### Input for this task
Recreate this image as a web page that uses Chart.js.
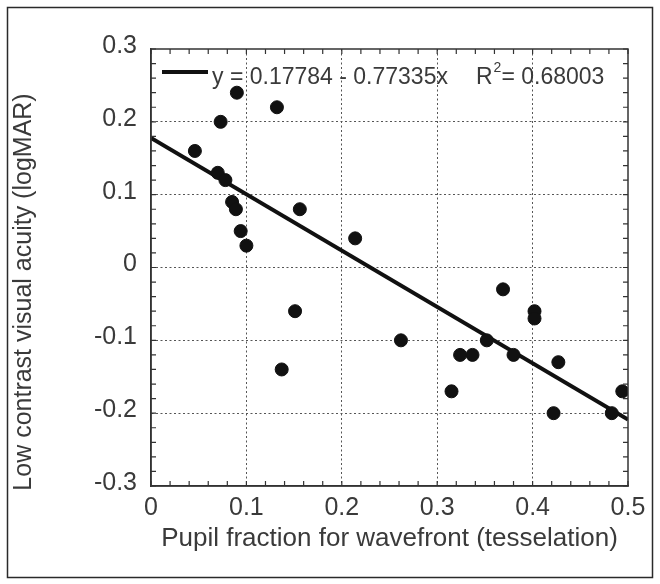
<!DOCTYPE html>
<html>
<head>
<meta charset="utf-8">
<script src="https://cdn.jsdelivr.net/npm/chart.js@4.4.0/dist/chart.umd.min.js"></script>
<style>
  html, body { margin: 0; padding: 0; background: #fff; }
  #wrap { width: 660px; height: 584px; position: relative; }
</style>
</head>
<body>
<div id="wrap"><canvas id="myChart" width="660" height="584"></canvas></div>
<script>
// data
const pupilFraction = [0.046, 0.070, 0.078, 0.073, 0.090, 0.132, 0.085, 0.089, 0.094, 0.100,
  0.156, 0.214, 0.151, 0.137, 0.262, 0.315, 0.324, 0.337, 0.352, 0.369,
  0.380, 0.402, 0.402, 0.422, 0.427, 0.483, 0.494];
const acuity = [0.16, 0.13, 0.12, 0.20, 0.24, 0.22, 0.09, 0.08, 0.05, 0.03,
  0.08, 0.04, -0.06, -0.14, -0.10, -0.17, -0.12, -0.12, -0.10, -0.03,
  -0.12, -0.06, -0.07, -0.20, -0.13, -0.20, -0.17];

// fitted line end points
const fitX = [0, 0.5];
const fitY = [0.17784, -0.20884];

const xTicks = [0, 0.1, 0.2, 0.3, 0.4, 0.5];
const yTicks = [-0.3, -0.2, -0.1, 0, 0.1, 0.2, 0.3];

const xTitle = 'Pupil fraction for wavefront (tesselation)';
const yTitle = 'Low contrast visual acuity (logMAR)';
const legendEq = 'y = 0.17784 - 0.77335x';
const legendR = ['R', '2', '= 0.68003'];

const FONT = "'Liberation Sans', Arial, sans-serif";
const TXT = '#3a3a3a';

const scatterPts = pupilFraction.map((x, i) => ({x: x, y: acuity[i]}));
const fitPts = fitX.map((x, i) => ({x: x, y: fitY[i]}));

const fmt = v => String(Number(v.toFixed(1)));

// frame, inner ticks, box, y title and legend
const decor = {
  id: 'decor',
  beforeDraw(chart) {
    const ctx = chart.ctx;
    ctx.save();
    ctx.fillStyle = '#fff';
    ctx.fillRect(0, 0, chart.width, chart.height);
    ctx.strokeStyle = '#2a2a2a';
    ctx.lineWidth = 1.5;
    ctx.strokeRect(7.5, 7.5, 645, 570);
    // y title (sits a bit below the plot centre in the original)
    ctx.fillStyle = TXT;
    ctx.font = '25px ' + FONT;
    ctx.translate(24, 292);
    ctx.rotate(-Math.PI / 2);
    ctx.textAlign = 'center';
    ctx.textBaseline = 'middle';
    ctx.fillText(yTitle, 0, 0);
    ctx.restore();
  },
  afterDatasetsDraw(chart) {
    const ctx = chart.ctx;
    const a = chart.chartArea;
    const xs = chart.scales.x, ys = chart.scales.y;
    ctx.save();
    ctx.strokeStyle = '#333';
    ctx.lineWidth = 1.5;
    ctx.strokeRect(a.left, a.top, a.right - a.left, a.bottom - a.top);
    ctx.lineWidth = 1.2;
    ctx.beginPath();
    const tl = 5;
    for (let i = 0; i <= 25; i++) {
      const px = xs.getPixelForValue(i * 0.02);
      ctx.moveTo(px, a.bottom); ctx.lineTo(px, a.bottom - tl);
      ctx.moveTo(px, a.top); ctx.lineTo(px, a.top + tl);
    }
    for (let i = 0; i <= 30; i++) {
      const py = ys.getPixelForValue(-0.3 + i * 0.02);
      ctx.moveTo(a.left, py); ctx.lineTo(a.left + tl, py);
      ctx.moveTo(a.right, py); ctx.lineTo(a.right - tl, py);
    }
    ctx.stroke();

    // legend
    ctx.strokeStyle = '#111';
    ctx.lineWidth = 4;
    ctx.beginPath();
    ctx.moveTo(162, 72); ctx.lineTo(208, 72);
    ctx.stroke();
    ctx.fillStyle = TXT;
    ctx.textBaseline = 'alphabetic';
    ctx.font = '23px ' + FONT;
    const base = 84;
    ctx.fillText(legendEq, 212, base);
    let x = 476;
    ctx.fillText(legendR[0], x, base);
    x += ctx.measureText(legendR[0]).width;
    ctx.font = '14px ' + FONT;
    ctx.fillText(legendR[1], x + 1, base - 12);
    x += ctx.measureText(legendR[1]).width + 1;
    ctx.font = '23px ' + FONT;
    ctx.fillText(legendR[2], x, base);
    ctx.restore();
  }
};

const gridColor = ctx => (ctx.tick && (Math.abs(ctx.tick.value) > 0.29 && ctx.scale.axis === 'y' || ctx.scale.axis === 'x' && (ctx.tick.value < 0.01 || ctx.tick.value > 0.49))) ? 'rgba(0,0,0,0)' : '#555';

const config = {
  type: 'scatter',
  data: {
    datasets: [
      {
        label: 'fit',
        type: 'line',
        data: fitPts,
        borderColor: '#111',
        borderWidth: 4,
        pointRadius: 0,
        fill: false,
        order: 2
      },
      {
        label: 'data',
        data: scatterPts,
        backgroundColor: '#111',
        borderColor: '#111',
        pointRadius: 6.5,
        order: 1
      }
    ]
  },
  options: {
    responsive: false,
    animation: false,
    layout: { padding: { left: 8, top: 49, right: 32, bottom: 0 } },
    plugins: { legend: { display: false }, tooltip: { enabled: false } },
    scales: {
      x: {
        type: 'linear',
        min: 0, max: 0.5,
        afterFit: s => { s.height = 98; },
        afterBuildTicks: s => { s.ticks = xTicks.map(v => ({value: v})); },
        ticks: { color: TXT, font: { family: FONT, size: 25 }, padding: 7, callback: v => fmt(v), maxRotation: 0 },
        grid: { drawTicks: false, color: gridColor, lineWidth: 1 },
        border: { color: '#333', width: 1.5, dash: [2, 2.5] },
        title: { display: true, text: xTitle, color: TXT,
          font: { family: FONT, size: 26 }, padding: { top: 0, bottom: 30 } }
      },
      y: {
        type: 'linear',
        min: -0.3, max: 0.3,
        afterFit: s => { s.width = 143; },
        afterBuildTicks: s => { s.ticks = yTicks.map(v => ({value: v})); },
        ticks: { color: TXT, font: { family: FONT, size: 25 }, padding: 14, labelOffset: -3, callback: v => fmt(v) },
        grid: { drawTicks: false, color: gridColor, lineWidth: 1 },
        border: { color: '#333', width: 1.5, dash: [2, 2.5] },
        title: { display: false }
      }
    }
  },
  plugins: [decor]
};

const myChart = new Chart(document.getElementById('myChart'), config);
</script>
</body>
</html>
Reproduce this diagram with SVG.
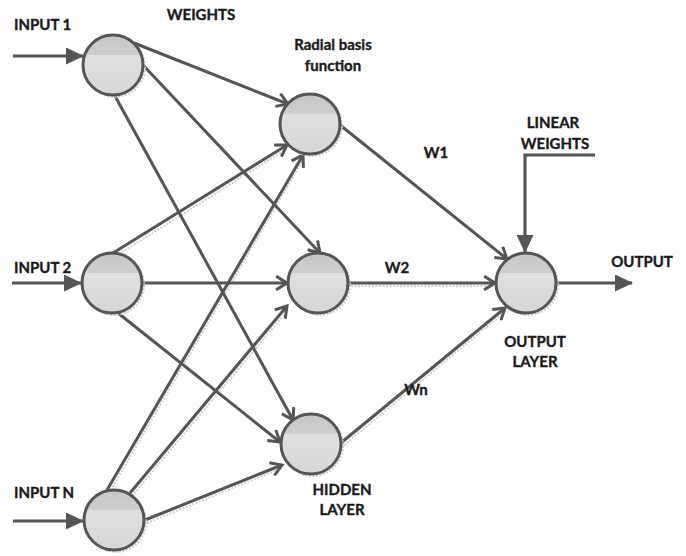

### Task statement
Pictures are excluded; copy every other part of the records exactly.

### Worked solution
Recreate this image as a web page that uses Chart.js.
<!DOCTYPE html>
<html>
<head>
<meta charset="utf-8">
<script src="https://cdn.jsdelivr.net/npm/chart.js@4.4.0/dist/chart.umd.min.js"></script>
<style>
  html, body { margin: 0; padding: 0; background: #fff; }
  #wrap { width: 660px; height: 584px; position: relative; }
</style>
</head>
<body>
<div id="wrap"><canvas id="myChart" width="660" height="584"></canvas></div>
<script>
// data
const pupilFraction = [0.046, 0.070, 0.078, 0.073, 0.090, 0.132, 0.085, 0.089, 0.094, 0.100,
  0.156, 0.214, 0.151, 0.137, 0.262, 0.315, 0.324, 0.337, 0.352, 0.369,
  0.380, 0.402, 0.402, 0.422, 0.427, 0.483, 0.494];
const acuity = [0.16, 0.13, 0.12, 0.20, 0.24, 0.22, 0.09, 0.08, 0.05, 0.03,
  0.08, 0.04, -0.06, -0.14, -0.10, -0.17, -0.12, -0.12, -0.10, -0.03,
  -0.12, -0.06, -0.07, -0.20, -0.13, -0.20, -0.17];

// fitted line end points
const fitX = [0, 0.5];
const fitY = [0.17784, -0.20884];

const xTicks = [0, 0.1, 0.2, 0.3, 0.4, 0.5];
const yTicks = [-0.3, -0.2, -0.1, 0, 0.1, 0.2, 0.3];

const xTitle = 'Pupil fraction for wavefront (tesselation)';
const yTitle = 'Low contrast visual acuity (logMAR)';
const legendEq = 'y = 0.17784 - 0.77335x';
const legendR = ['R', '2', '= 0.68003'];

const FONT = "'Liberation Sans', Arial, sans-serif";
const TXT = '#3a3a3a';

const scatterPts = pupilFraction.map((x, i) => ({x: x, y: acuity[i]}));
const fitPts = fitX.map((x, i) => ({x: x, y: fitY[i]}));

const fmt = v => String(Number(v.toFixed(1)));

// frame, inner ticks, box, y title and legend
const decor = {
  id: 'decor',
  beforeDraw(chart) {
    const ctx = chart.ctx;
    ctx.save();
    ctx.fillStyle = '#fff';
    ctx.fillRect(0, 0, chart.width, chart.height);
    ctx.strokeStyle = '#2a2a2a';
    ctx.lineWidth = 1.5;
    ctx.strokeRect(7.5, 7.5, 645, 570);
    // y title (sits a bit below the plot centre in the original)
    ctx.fillStyle = TXT;
    ctx.font = '25px ' + FONT;
    ctx.translate(24, 292);
    ctx.rotate(-Math.PI / 2);
    ctx.textAlign = 'center';
    ctx.textBaseline = 'middle';
    ctx.fillText(yTitle, 0, 0);
    ctx.restore();
  },
  afterDatasetsDraw(chart) {
    const ctx = chart.ctx;
    const a = chart.chartArea;
    const xs = chart.scales.x, ys = chart.scales.y;
    ctx.save();
    ctx.strokeStyle = '#333';
    ctx.lineWidth = 1.5;
    ctx.strokeRect(a.left, a.top, a.right - a.left, a.bottom - a.top);
    ctx.lineWidth = 1.2;
    ctx.beginPath();
    const tl = 5;
    for (let i = 0; i <= 25; i++) {
      const px = xs.getPixelForValue(i * 0.02);
      ctx.moveTo(px, a.bottom); ctx.lineTo(px, a.bottom - tl);
      ctx.moveTo(px, a.top); ctx.lineTo(px, a.top + tl);
    }
    for (let i = 0; i <= 30; i++) {
      const py = ys.getPixelForValue(-0.3 + i * 0.02);
      ctx.moveTo(a.left, py); ctx.lineTo(a.left + tl, py);
      ctx.moveTo(a.right, py); ctx.lineTo(a.right - tl, py);
    }
    ctx.stroke();

    // legend
    ctx.strokeStyle = '#111';
    ctx.lineWidth = 4;
    ctx.beginPath();
    ctx.moveTo(162, 72); ctx.lineTo(208, 72);
    ctx.stroke();
    ctx.fillStyle = TXT;
    ctx.textBaseline = 'alphabetic';
    ctx.font = '23px ' + FONT;
    const base = 84;
    ctx.fillText(legendEq, 212, base);
    let x = 476;
    ctx.fillText(legendR[0], x, base);
    x += ctx.measureText(legendR[0]).width;
    ctx.font = '14px ' + FONT;
    ctx.fillText(legendR[1], x + 1, base - 12);
    x += ctx.measureText(legendR[1]).width + 1;
    ctx.font = '23px ' + FONT;
    ctx.fillText(legendR[2], x, base);
    ctx.restore();
  }
};

const gridColor = ctx => (ctx.tick && (Math.abs(ctx.tick.value) > 0.29 && ctx.scale.axis === 'y' || ctx.scale.axis === 'x' && (ctx.tick.value < 0.01 || ctx.tick.value > 0.49))) ? 'rgba(0,0,0,0)' : '#555';

const config = {
  type: 'scatter',
  data: {
    datasets: [
      {
        label: 'fit',
        type: 'line',
        data: fitPts,
        borderColor: '#111',
        borderWidth: 4,
        pointRadius: 0,
        fill: false,
        order: 2
      },
      {
        label: 'data',
        data: scatterPts,
        backgroundColor: '#111',
        borderColor: '#111',
        pointRadius: 6.5,
        order: 1
      }
    ]
  },
  options: {
    responsive: false,
    animation: false,
    layout: { padding: { left: 8, top: 49, right: 32, bottom: 0 } },
    plugins: { legend: { display: false }, tooltip: { enabled: false } },
    scales: {
      x: {
        type: 'linear',
        min: 0, max: 0.5,
        afterFit: s => { s.height = 98; },
        afterBuildTicks: s => { s.ticks = xTicks.map(v => ({value: v})); },
        ticks: { color: TXT, font: { family: FONT, size: 25 }, padding: 7, callback: v => fmt(v), maxRotation: 0 },
        grid: { drawTicks: false, color: gridColor, lineWidth: 1 },
        border: { color: '#333', width: 1.5, dash: [2, 2.5] },
        title: { display: true, text: xTitle, color: TXT,
          font: { family: FONT, size: 26 }, padding: { top: 0, bottom: 30 } }
      },
      y: {
        type: 'linear',
        min: -0.3, max: 0.3,
        afterFit: s => { s.width = 143; },
        afterBuildTicks: s => { s.ticks = yTicks.map(v => ({value: v})); },
        ticks: { color: TXT, font: { family: FONT, size: 25 }, padding: 14, labelOffset: -3, callback: v => fmt(v) },
        grid: { drawTicks: false, color: gridColor, lineWidth: 1 },
        border: { color: '#333', width: 1.5, dash: [2, 2.5] },
        title: { display: false }
      }
    }
  },
  plugins: [decor]
};

const myChart = new Chart(document.getElementById('myChart'), config);
</script>
</body>
</html>
Reproduce this diagram with SVG.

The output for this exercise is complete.